Today, the New Orleans Times-Picayune profiles Scott Burgess, the American ex-pat blogger who yesterday took credit for a second scalp at the Guardian in the Dilpazier Aslam story.

Burgess claims to have two sources that say Albert Scardino, the Guardian’s executive editor who has left the paper “to pursue a variety of news and entertainment projects,” actually resigned over the hiring of Aslam.

According to the Guardian report, Scardino was responsible for “training and career development” at the paper. Harry’s Place, the other blog heavily involved in the story, reported that Scardino had been responsible for hiring Aslam and had suggested that Aslam write the “sassy” comment piece that started the whole controversy.

According to the Times, however, the Guardian was “at pains to point out that the departure was entirely unconnected with the Aslam affair.”

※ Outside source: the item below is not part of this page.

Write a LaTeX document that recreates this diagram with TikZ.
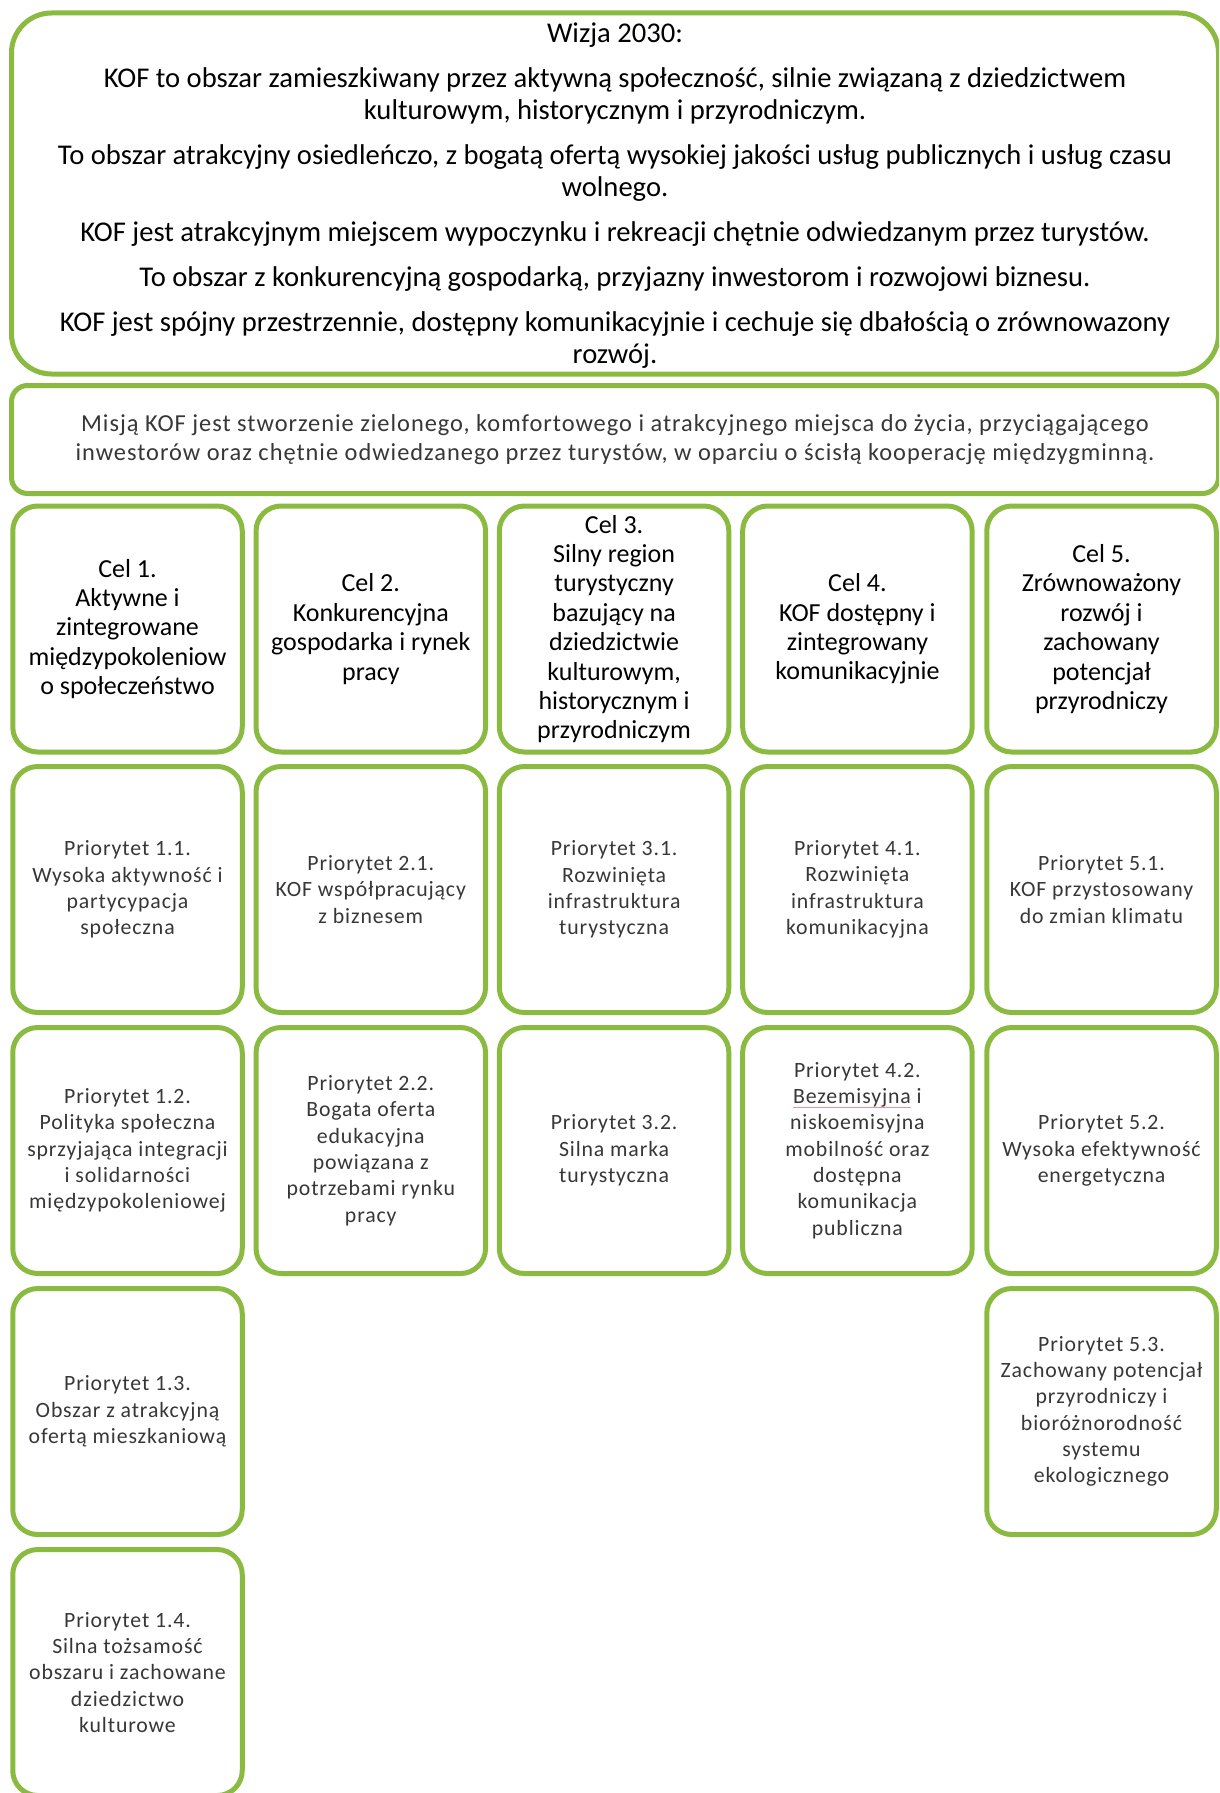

Guardian sources today were stressing that while Mr Scardino “was very loosely responsible” for recruitment issues, he had not interviewed Mr Aslam and had not involved “in any way” in the decision to grant him a place on the diversity scheme.

If the issues truly turn out to be somehow related, this is a much more significant development than Aslam’s initial dismissal. This would be the first senior UK journalist to feel the wrath of the blogosphere. Scardino, an American, is no mere trainee hack. He’s a Pulizer Prize winner (Editorial Writing, 1984) whose CV includes a stint with the New York Times and as press officer for former New York mayor David Dinkins. Oh, and he happens to be married to Dame Marjorie Morris Scardino, the CEO of Financial Times publishers Pearson and one of the most powerful women in the world (or at least the the media).

Update: Lest conservative bloggers’s triumphalism drowns out any alternaive views on this, you should go read Yusef Smith’s take on the false and libellous reporting in the blogosphere on this matter. At the Sharpener, he also provides an alternative view of the story, which he says has been tainted by prejudice, inaccuracy and hypocrisy.